The ruling and opposition parties are vying to abolish amakudari and watari work practices by retired bureaucrats. Amakudari refers to the way retiring bureaucrats land cushy jobs in industries that were once under their supervision. The practice of hopping from one such job to another, each time earning huge retirement sums, is called watari.

Minshuto (Democratic Party of Japan) criticized the newly established personnel exchange center, which serves as the only body for finding post-retirement jobs for outgoing bureaucrats, as an "amakudari mediation organization." The government also decided a schedule to integrate personnel administration to a new office within the Cabinet.

The National Personnel Authority, whose turf will be trampled, is resisting the move. NPA officials said it would not be able to maintain neutrality and fairness in personnel administration. NPA President Masahito Tani, who appeared stressed out, maintained a resolute attitude like a model civil servant. But can the situation in which high-ranking government officials alone hop from one lucrative post to another be called neutral and fair?

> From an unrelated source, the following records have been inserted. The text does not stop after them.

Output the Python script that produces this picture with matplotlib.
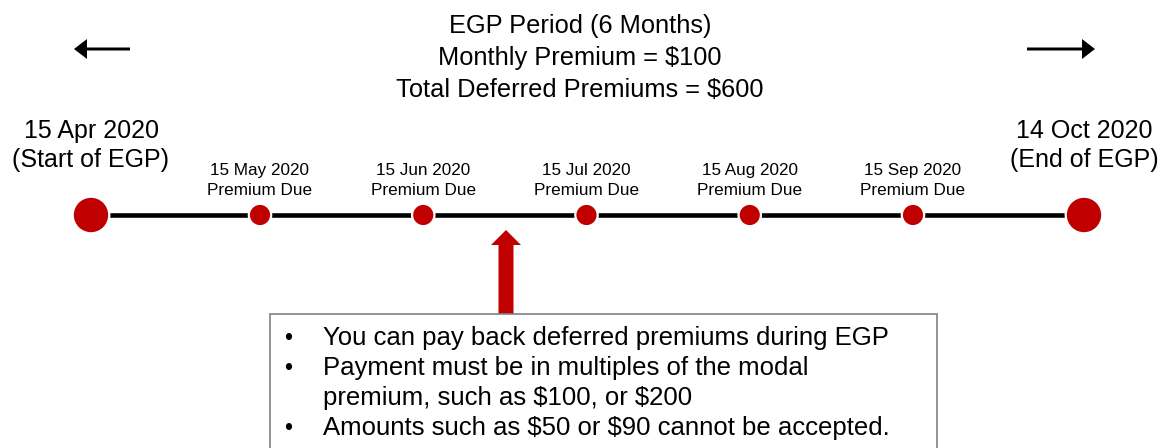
import matplotlib
matplotlib.use("Agg")
import matplotlib.pyplot as plt
from matplotlib.patches import Circle, Rectangle, FancyArrow
import numpy as np

plt.rcParams['font.family'] = ['Liberation Sans', 'DejaVu Sans']
plt.rcParams['text.parse_math'] = False

# ---- data ----
title_lines = ["EGP Period (6 Months)", "Monthly Premium = $100", "Total Deferred Premiums = $600"]
end_dates = ["15 Apr 2020", "14 Oct 2020"]
end_labels = ["(Start of EGP)", "(End of EGP)"]
due_dates = ["15 May 2020", "15 Jun 2020", "15 Jul 2020", "15 Aug 2020", "15 Sep 2020"]
due_label = "Premium Due"
notes = ["You can pay back deferred premiums during EGP",
         "Payment must be in multiples of the modal",
         "premium, such as $100, or $200",
         "Amounts such as $50 or $90 cannot be accepted."]
note_bullets = [True, True, False, True]

RED = "#C00000"
W, H = 1158, 448
fig = plt.figure(figsize=(W / 100, H / 100), dpi=100)
ax = fig.add_axes([0, 0, 1, 1])
ax.set_xlim(0, W)
ax.set_ylim(H, 0)
ax.axis("off")

# timeline positions
x_ends = [91, 1084]
x_due = np.linspace(260, 913, len(due_dates))
y_line = 215

ax.plot(x_ends, [y_line, y_line], color="black", lw=3.3, zorder=1,
        solid_capstyle="butt")

for x in x_ends:
    ax.add_patch(Circle((x, y_line), 18.3, facecolor=RED, edgecolor="white",
                        lw=1.6, zorder=3))
for x in x_due:
    ax.add_patch(Circle((x, y_line), 11.2, facecolor=RED, edgecolor="white",
                        lw=1.6, zorder=3))

# end labels
for x, d, l in zip(x_ends, end_dates, end_labels):
    ax.text(x, 138, d, ha="center", va="baseline", fontsize=18)
    ax.text(x, 167, l, ha="center", va="baseline", fontsize=18)

# due labels
for x, d in zip(x_due, due_dates):
    ax.text(x, 175, d, ha="center", va="baseline", fontsize=12.3)
    ax.text(x, 195, due_label, ha="center", va="baseline", fontsize=12.3)

# title
for k, t in enumerate(title_lines):
    ax.text(580, 33 + 32 * k, t, ha="center", va="baseline", fontsize=18.3)

# top direction arrows
ax.add_patch(FancyArrow(130, 49, -56, 0, width=3, head_width=20, head_length=13,
                        length_includes_head=True, color="black", lw=0))
ax.add_patch(FancyArrow(1027, 49, 68, 0, width=3, head_width=20, head_length=13,
                        length_includes_head=True, color="black", lw=0))

# red arrow
ax.add_patch(FancyArrow(506, 320, 0, -90, width=15, head_width=30, head_length=15,
                        length_includes_head=True, color=RED, lw=0, zorder=2))

# note box
ax.add_patch(Rectangle((270, 314), 667, 200, facecolor="white", edgecolor="#808080",
                       lw=1.2, zorder=4, clip_on=True))
for k, (t, b) in enumerate(zip(notes, note_bullets)):
    yb = 345 + 30 * k
    if b:
        ax.text(288, yb, "•", ha="center", va="baseline", fontsize=16.5, zorder=5)
    ax.text(323, yb, t, ha="left", va="baseline", fontsize=18.5, zorder=5)

fig.savefig("out.png", dpi=100)
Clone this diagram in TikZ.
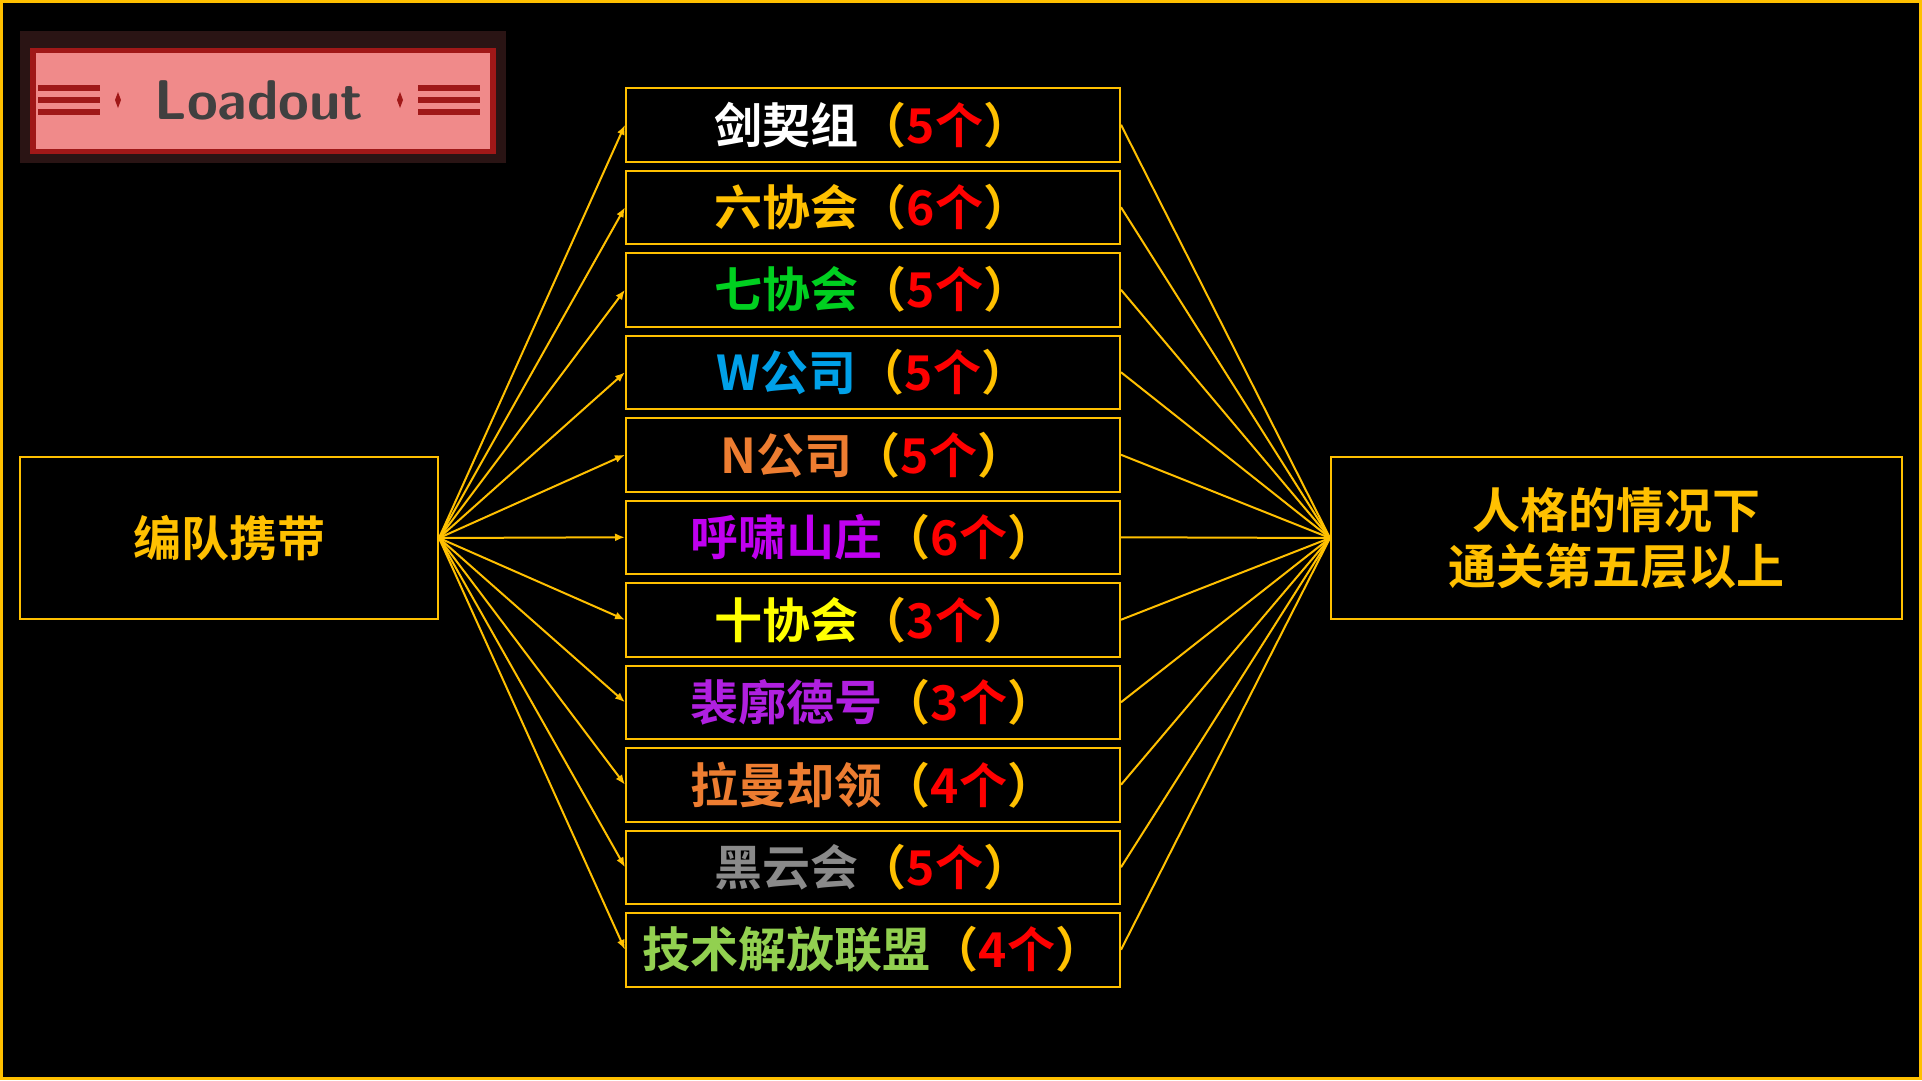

Like a paper airplane flown from a roof, the higher the post from which one descends, the longer the duration of flight. Tani himself retired from the post of administrative vice minister of the former Ministry of Posts and Telecommunications in 2001 and landed jobs with a ministry-affiliated body and a communications satellite company before heading the NPA. Perhaps this is not the case with Tani, but some retired bureaucrats practically go on a leisurely tour across the nation hopping from one job to another.

Government employees are guaranteed their jobs and salaries and are given responsibilities and various powers. Hashimoto, whom I referred to earlier, explained that this is "because they must do unpleasant things when they have to, even when doing so may invite criticism and bashing." Too bad he is no longer with us to give a lesson.